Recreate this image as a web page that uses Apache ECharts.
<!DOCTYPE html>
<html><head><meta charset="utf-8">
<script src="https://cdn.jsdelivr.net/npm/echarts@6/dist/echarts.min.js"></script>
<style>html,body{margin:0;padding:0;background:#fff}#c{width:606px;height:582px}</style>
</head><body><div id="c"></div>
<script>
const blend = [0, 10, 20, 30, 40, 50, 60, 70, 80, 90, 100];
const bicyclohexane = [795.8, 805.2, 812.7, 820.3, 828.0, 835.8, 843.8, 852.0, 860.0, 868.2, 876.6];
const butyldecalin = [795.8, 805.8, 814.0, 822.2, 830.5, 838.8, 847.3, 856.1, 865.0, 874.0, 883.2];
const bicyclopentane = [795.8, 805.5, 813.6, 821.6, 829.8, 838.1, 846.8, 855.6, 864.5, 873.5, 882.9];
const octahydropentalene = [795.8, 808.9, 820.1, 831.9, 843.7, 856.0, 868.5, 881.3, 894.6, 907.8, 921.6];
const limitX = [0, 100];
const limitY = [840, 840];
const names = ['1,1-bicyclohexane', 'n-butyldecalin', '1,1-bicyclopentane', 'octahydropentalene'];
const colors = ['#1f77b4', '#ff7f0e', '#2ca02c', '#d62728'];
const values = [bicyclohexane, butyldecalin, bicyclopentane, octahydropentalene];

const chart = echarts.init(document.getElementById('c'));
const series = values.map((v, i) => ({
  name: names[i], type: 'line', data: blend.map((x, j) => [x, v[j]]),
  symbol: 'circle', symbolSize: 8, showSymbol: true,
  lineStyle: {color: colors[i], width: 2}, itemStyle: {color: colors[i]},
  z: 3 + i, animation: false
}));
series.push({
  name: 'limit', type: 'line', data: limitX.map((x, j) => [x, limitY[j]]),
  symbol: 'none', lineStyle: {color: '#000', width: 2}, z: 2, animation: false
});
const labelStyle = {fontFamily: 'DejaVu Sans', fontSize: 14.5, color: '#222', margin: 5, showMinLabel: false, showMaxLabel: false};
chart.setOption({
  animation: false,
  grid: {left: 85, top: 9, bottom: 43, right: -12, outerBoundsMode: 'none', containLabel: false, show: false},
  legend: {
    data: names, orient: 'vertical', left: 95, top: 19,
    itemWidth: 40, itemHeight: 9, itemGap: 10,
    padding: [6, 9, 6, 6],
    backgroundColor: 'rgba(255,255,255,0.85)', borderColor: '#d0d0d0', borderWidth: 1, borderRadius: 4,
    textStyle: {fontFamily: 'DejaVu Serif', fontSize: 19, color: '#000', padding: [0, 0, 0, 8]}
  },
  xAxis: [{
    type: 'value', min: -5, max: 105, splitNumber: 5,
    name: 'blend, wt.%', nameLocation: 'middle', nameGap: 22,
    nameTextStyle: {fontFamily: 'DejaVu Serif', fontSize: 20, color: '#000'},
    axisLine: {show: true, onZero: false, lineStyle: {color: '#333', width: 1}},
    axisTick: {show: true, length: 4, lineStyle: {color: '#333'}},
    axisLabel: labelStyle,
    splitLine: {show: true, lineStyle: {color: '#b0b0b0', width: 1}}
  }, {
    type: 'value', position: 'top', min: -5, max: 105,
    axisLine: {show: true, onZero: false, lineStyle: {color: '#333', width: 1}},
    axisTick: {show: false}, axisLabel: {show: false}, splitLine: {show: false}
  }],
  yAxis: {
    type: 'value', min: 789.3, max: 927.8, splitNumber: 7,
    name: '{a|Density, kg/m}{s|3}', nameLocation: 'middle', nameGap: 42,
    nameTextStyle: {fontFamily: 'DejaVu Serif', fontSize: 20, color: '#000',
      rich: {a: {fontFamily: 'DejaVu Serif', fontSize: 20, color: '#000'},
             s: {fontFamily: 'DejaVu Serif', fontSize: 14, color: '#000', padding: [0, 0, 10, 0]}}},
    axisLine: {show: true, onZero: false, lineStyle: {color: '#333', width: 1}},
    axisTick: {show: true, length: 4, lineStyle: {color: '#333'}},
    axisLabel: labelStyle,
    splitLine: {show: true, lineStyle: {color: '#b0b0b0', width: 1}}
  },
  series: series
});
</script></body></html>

□ □ □

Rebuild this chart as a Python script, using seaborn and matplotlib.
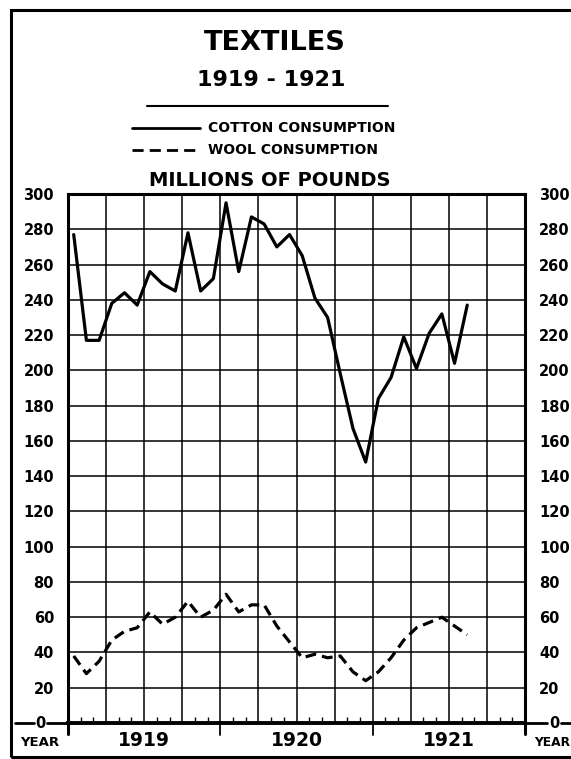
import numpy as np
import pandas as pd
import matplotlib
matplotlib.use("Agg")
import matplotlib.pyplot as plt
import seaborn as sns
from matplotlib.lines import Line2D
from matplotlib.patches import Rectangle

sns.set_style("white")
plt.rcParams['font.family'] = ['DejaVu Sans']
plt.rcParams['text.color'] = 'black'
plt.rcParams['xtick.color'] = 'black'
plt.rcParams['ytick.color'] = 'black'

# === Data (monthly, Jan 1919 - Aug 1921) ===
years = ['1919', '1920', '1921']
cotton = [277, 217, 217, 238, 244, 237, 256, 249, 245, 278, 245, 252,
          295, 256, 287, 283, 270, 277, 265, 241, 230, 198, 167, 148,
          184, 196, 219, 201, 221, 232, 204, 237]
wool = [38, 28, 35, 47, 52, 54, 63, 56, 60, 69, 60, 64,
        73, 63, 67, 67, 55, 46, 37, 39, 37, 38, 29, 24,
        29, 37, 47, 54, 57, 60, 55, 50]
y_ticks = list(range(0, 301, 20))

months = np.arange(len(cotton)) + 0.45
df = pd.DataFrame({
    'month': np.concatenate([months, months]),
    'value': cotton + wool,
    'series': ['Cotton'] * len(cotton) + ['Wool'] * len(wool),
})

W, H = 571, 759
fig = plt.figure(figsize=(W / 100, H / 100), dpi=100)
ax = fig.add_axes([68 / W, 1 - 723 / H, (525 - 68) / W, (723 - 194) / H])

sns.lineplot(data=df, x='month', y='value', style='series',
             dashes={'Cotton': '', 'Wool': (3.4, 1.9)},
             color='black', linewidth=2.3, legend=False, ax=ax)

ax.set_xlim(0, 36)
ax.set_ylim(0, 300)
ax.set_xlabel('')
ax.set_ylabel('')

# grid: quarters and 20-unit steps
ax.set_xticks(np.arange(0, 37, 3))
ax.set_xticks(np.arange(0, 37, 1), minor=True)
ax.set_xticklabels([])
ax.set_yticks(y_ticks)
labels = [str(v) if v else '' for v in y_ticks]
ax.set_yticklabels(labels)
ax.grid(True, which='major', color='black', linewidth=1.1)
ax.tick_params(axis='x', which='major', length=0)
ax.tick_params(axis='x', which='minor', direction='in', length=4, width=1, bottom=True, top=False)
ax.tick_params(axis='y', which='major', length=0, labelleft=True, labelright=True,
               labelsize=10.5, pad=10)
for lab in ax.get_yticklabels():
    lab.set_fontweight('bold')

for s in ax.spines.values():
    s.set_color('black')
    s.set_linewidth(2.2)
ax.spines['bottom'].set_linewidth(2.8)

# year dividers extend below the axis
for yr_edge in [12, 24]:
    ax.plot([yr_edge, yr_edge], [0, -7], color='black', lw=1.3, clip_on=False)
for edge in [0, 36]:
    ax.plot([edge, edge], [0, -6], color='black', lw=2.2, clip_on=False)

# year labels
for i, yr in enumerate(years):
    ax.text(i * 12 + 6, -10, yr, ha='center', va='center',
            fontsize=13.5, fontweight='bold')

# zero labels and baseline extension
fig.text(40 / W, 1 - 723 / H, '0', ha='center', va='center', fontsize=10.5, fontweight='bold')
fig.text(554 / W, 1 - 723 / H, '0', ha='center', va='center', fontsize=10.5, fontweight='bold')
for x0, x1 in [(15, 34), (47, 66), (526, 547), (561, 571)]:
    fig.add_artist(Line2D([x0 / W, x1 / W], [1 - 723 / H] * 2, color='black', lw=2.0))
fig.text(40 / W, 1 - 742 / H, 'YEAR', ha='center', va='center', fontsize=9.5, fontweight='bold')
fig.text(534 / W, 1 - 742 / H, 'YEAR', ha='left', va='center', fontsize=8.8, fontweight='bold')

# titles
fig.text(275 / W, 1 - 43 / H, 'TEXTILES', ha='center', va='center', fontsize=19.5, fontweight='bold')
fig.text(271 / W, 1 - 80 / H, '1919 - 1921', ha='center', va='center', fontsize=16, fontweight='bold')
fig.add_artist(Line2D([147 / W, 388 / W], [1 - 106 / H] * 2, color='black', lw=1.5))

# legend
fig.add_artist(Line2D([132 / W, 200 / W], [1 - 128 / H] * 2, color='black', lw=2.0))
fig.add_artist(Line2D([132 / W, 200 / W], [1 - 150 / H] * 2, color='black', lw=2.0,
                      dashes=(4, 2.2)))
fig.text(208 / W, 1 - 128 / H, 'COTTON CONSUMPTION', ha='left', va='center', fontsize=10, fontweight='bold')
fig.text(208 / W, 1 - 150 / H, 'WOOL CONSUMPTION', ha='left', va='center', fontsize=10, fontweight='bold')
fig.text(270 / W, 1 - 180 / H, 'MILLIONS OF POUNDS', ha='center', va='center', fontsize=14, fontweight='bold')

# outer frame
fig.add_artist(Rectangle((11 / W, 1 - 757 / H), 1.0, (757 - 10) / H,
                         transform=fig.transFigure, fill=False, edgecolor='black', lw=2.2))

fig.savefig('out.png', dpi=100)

□ □ □

• **What is asked**
From the records above, quote word for word only the lines beginning at the line that has "Rebuild this chart" and stopping after the line that has "from matplotlib.patches import Rectangle". Omit the pictures.

• **Solution for this problem**
Rebuild this chart as a Python script, using seaborn and matplotlib.
import numpy as np
import pandas as pd
import matplotlib
matplotlib.use("Agg")
import matplotlib.pyplot as plt
import seaborn as sns
from matplotlib.lines import Line2D
from matplotlib.patches import Rectangle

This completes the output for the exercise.